Bisnis.com, SEMARANG--Kementerian Kehutanan mengaku belum mendapat informasi terkait masuknya enam proyek asing ke industri pengolahan kayu di Tanah Air dan justru mewaspadai modus mendompleng SVLK.
Direktur Bina Pengolahan dan Pemasaran Hasil Hutan, Kemenhut Dwi Sudharto mengatakan sistem verifikasi legalitas kayu (SVLK) yang dimiliki Indonesia membuat beberapa negara pesaing ketar-ketir. Utama, negara-negara produsen kayu olahan di kawasan Asia Tenggara.
"Enam proyek itu saya belum dapat kabar. Tapi kita khawatir itu mau mendompleng SVLK," ujarnya kepada Bisnis.com, Selasa (22/4).
Kekhawatiran tersebut, lanjutnya, muncul dari pernyataan asosiasi pengusaha furniture se-Asia Tenggara Asean Furniture Industries Council (AFIC) yang hendak menggulirkan reinvestasi di Indonesia untuk pengolahan produk kayu dari 1/2 jadi menjadi produk akhir.
"Mereka mau masukkan produk 1/2 jadi yang bahan bakunya tidak jelas untuk di-finishing di Indonesia, supaya bisa ekspor dengan SVLK. Ini berisiko merusak kredibilitas SVLK," kata Dwi.
AFIC juga berencana menerapkan sistem legalitas kayu berskala regional. "Kita tolak sistem legalitas kayu regional. Untuk apa? Kita kan sudah punya SVLK sendiri," tuturnya.
Produk kayu Indonesia, imbuhnya, naik pamor setelah SVLK diratifikasi di Uni Eropa.
Selain Uni Eropa, Kemenhut tengah menjajaki kerjasama bidang kehutanan dengan Australia, Korea Selatan, Jepang, dan China sembari mempromosikan SVLK yang menjamin aspek legal dari produk kayu Indonesia.
Sebelumnya, Kepala Badan Penanaman Modal Daerah (BPMD) Jateng Yuni Astuti menuturkan dari 19 proyek penanaman modal asing (PMA) yang telah mendapatkan izin prinsip sepanjang Januari-Februari 2014, enam di antaranya merupakan proyek industri kayu.
"PMA industri kayu yang dapat izin prinsip itu ada enam proyek. Nilainya Rp10,5 miliar dan US$9 juta," katanya kepada Bisnis.com, Senin (21/4).
Yuni memaparkan lokasi yang dipilih investor asing untuk membangun industri kayu di Jateng, yakni satu di Kabupaten Demak, dua di Kota Semarang, dan tiga di Kabupaten Jepara.

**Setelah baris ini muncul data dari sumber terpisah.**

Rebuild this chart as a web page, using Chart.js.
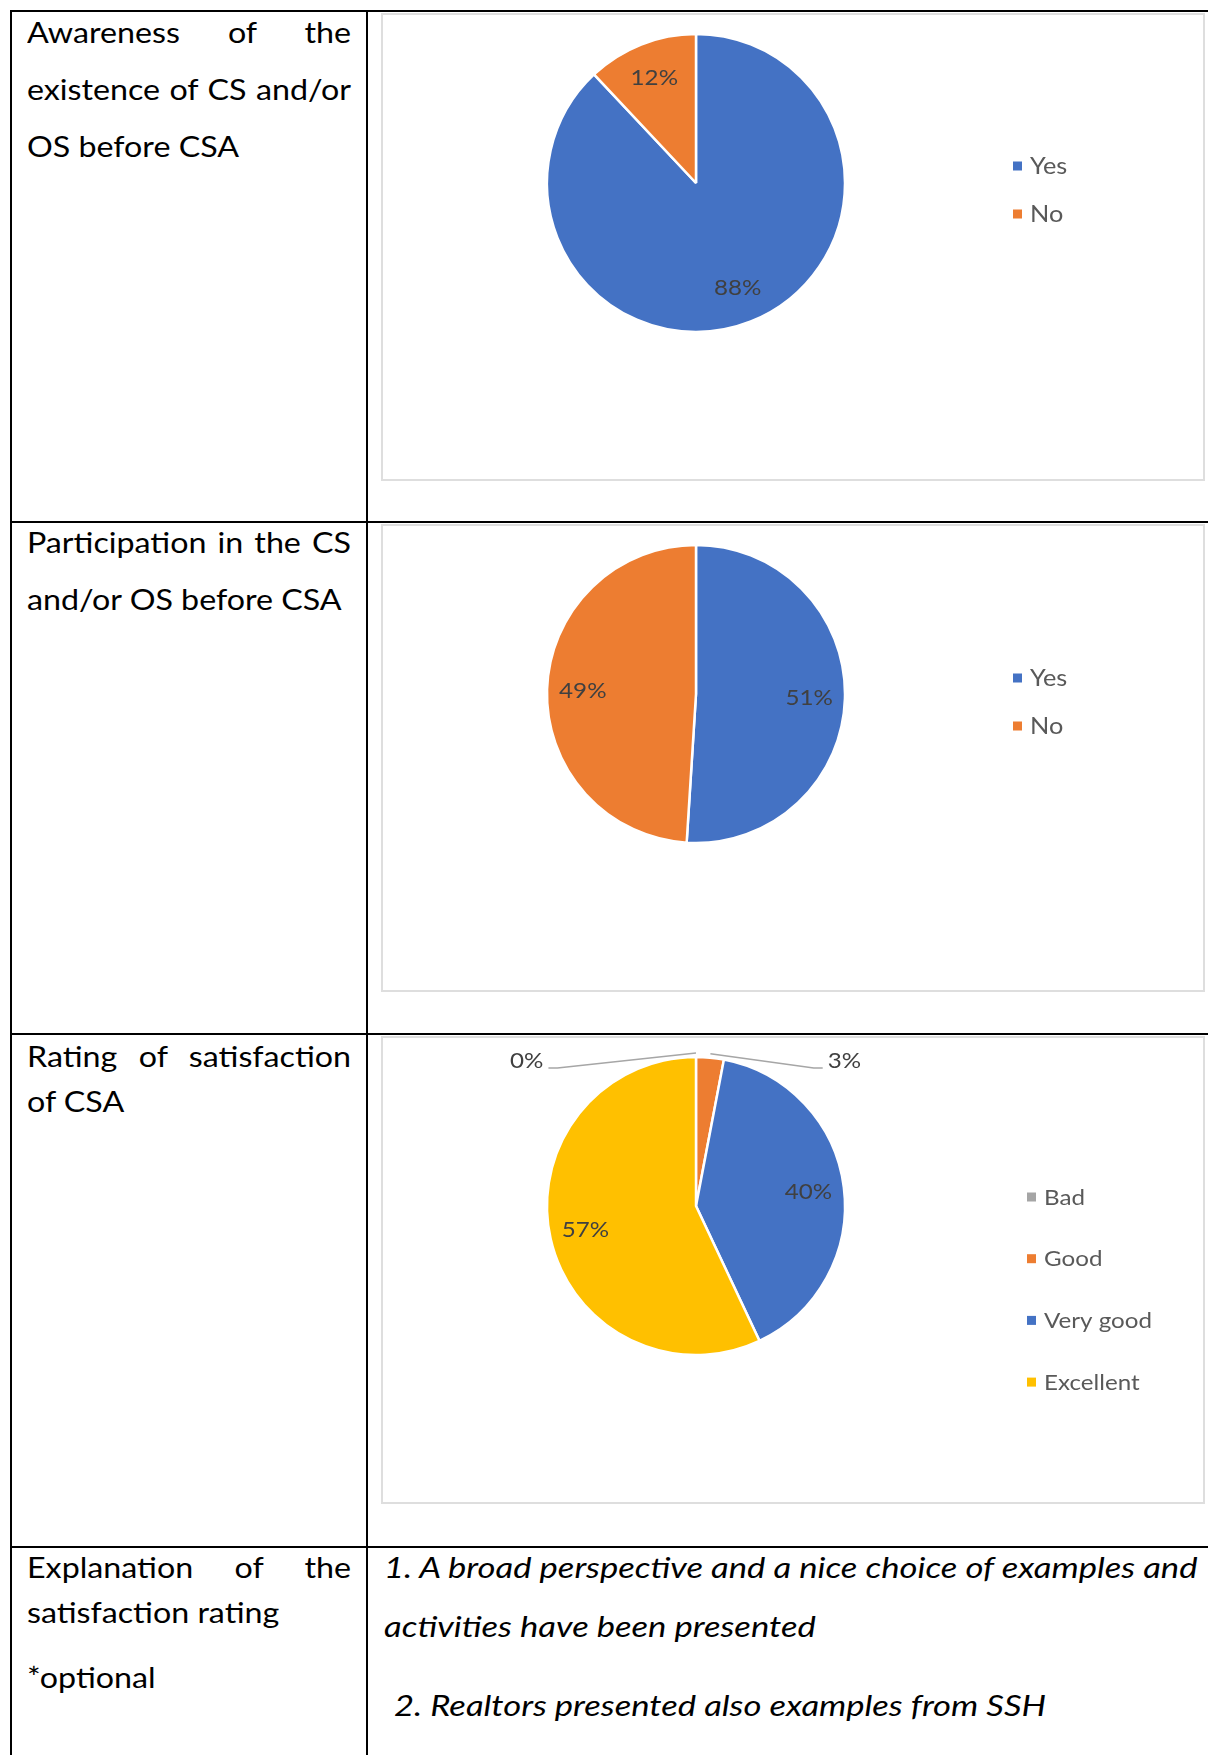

"Industri kayu bisa saja PMA murni, tapi kalau mebel itu kebanyakan kerjasama dengan investor domestik untuk memberdayakan UMKM juga," ujarnya.
Selain asing, investor lokal juga telah mengantongi izin prinsip pembangunan dua proyek industri kayu, yakni di Kabupaten Magelang dan Kabupaten Wonogiri.
"PMDN ini nilai investasinya lebih besar. Dua proyek itu, diestimasi membutuhkan investasi Rp157,27 miliar," tuturnya.
Industri kayu merupakan salah satu andalan Jateng. Nilai ekspor kayu dan barang dari kayu asal Jateng tercatat mencapai US$925,86 juta pada 2013 atau terbesar kedua setelah tekstil US$1,97 miliar.